Topo

Pescadores ingleses temem ser traídos pelo acordo do Brexit

28/03/2018 15h57

Brixham, Reino Unido, 28 Mar 2018 (AFP) - Nos animados cais de Brixham, um porto do sudoeste da Inglaterra, cresce a angústia entre os pescadores, ao ver que suas preocupações estão ficando de lado nas negociações do Brexit, que eles tanto defenderam.

Sessenta e três por cento dos eleitores desta região votaram pela saída do Reino Unido da União Europeia. Uma clara maioria que demonstra a irritação provocada pelas cotas de pesca impostas pela UE, às quais os pescadores daqui frequentemente culpam pelo declínio da atividade.

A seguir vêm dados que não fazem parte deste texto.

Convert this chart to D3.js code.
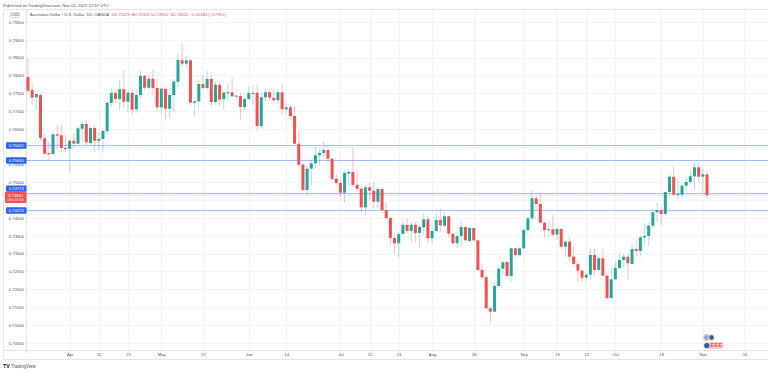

"Até onde posso me lembrar, os pescadores nunca tiveram um acordo favorável" da UE, diz Dave Banks, que acaba de voltar de quatro dias no mar. Aos 69 anos, ele continua pescando chocos, linguados e robalos em seu barco de 24 metros da proa à popa.

Segundo um projeto de acordo publicado em março pelo governo britânico, o Reino Unido poderia continuar aplicando a política europeia sobre pesca durante os 20 meses em que vai durar o período de transição após a saída da UE, a partir de 29 de março de 2019.

Esta concessão despertou a ira dos pescadores. Alguns manifestaram sua reprovação subindo o Tâmisa até o Parlamento britânico, onde jogaram peixes no rio.

"Isto me deixa doente", comenta, incomodado, Rick Smith, um pescador aposentado que dirige a Brixham Trawler Agents, instituição que organiza diariamente, na volta das embarcações, o leilão dos pescados.

"Espero que façamos barulho suficiente para impedir que isto ocorra", acrescentou.

- 'Asqueroso' -Nos últimos anos, a indústria não para de cair na Grã-Bretanha por razões econômicas e políticas.

Desde 1938, o número de pescadores recenseados no Reino Unido diminuiu 75%. O número de embarcações caiu 29% desde 1996 para 6.191 barcos.

Um grande número de pescadores deixaram sua atividade após a entrada em vigor das cotas da UE, que limitava a quantidade de peixes que podiam capturar em suas redes.

Nos anos 2000, o governo britânico também enviou barcos a diques secos e ajudou alguns pescadores a se reconverterem para manter as reservas sustentáveis. A pesca representa atualmente cerca de 0,4% do PIB britânico, segundo dados de 2016.

"Muitos barcos acabaram abandonados por causa das cotas", lamenta Dave Banks, enquanto descarrega as caixas de pescado empilhadas em seu barco. "É asqueroso como se trata os pescadores há 40 anos", afirma.

Tanto em Brixham quanto em muitos outros portos dos arredores, os profissionais de pesca consideram que as cotas e o acesso das embarcações europeias até perto de sua costa condenou a indústria, impedindo-a de atender à demanda local.

O caso do bacalhau, peixe favorito dos vendedores de "fish and chips", petisco tipicamente inglês, parece particularmente sensível.

Em 2016, os pescadores franceses obtiveram 72% das cotas para o Canal da Mancha (entre França e Reino Unido) contra 9% para os britânicos. E, embora o Reino Unido o compense com as cotas do Mar do Norte - onde têm mais da metade - esta política é uma aberração para os pescadores da costa meridional britânica.

- 'Muito ressentimento' -Apesar das dificuldades, Brixham, situada no que os moradores chamam de "Costa Azul inglesa", se orgulha do seu passado. Seu porto continua sendo o mais importante da Inglaterra em termos de pesca desembarcada.

E a cidade, atravessada por ruas estreitas e coloridas, continua atraindo turistas, que degustam as especialidades à base de mariscos em seus muitos restaurantes.

Os locais, por sua vez, frequentam o Crown & Anchor, o pub mais próximo do porto, ponto de encontro obrigatório dos pescadores que voltam do mar.

"Antigamente, podíamos pescar o que quiséssemos", lembra, saudoso, Andrew Mcleaod, de 49 anos, trinta deles passados no mar.

Pai de cinco filhos e capitão de um navio, afirma que o preocupa que a pesca vire uma "moeda de câmbio" nas negociações do Brexit.

"Brixham é pesca. Se nos tirarem isso, não nos restará grande coisa", adverte.

"Sem dúvida, a indústria pesqueira foi objeto de um acordo ruim quando entramos na CEE", a Comunidade Econômica Europeia, antecessora da UE, considera a deputada conservadora de Brixham Sarah Wollaston.

"Se não se restabelecer a igualdade quando sairmos da UE, muito ressentimento vai ser criado", alertou.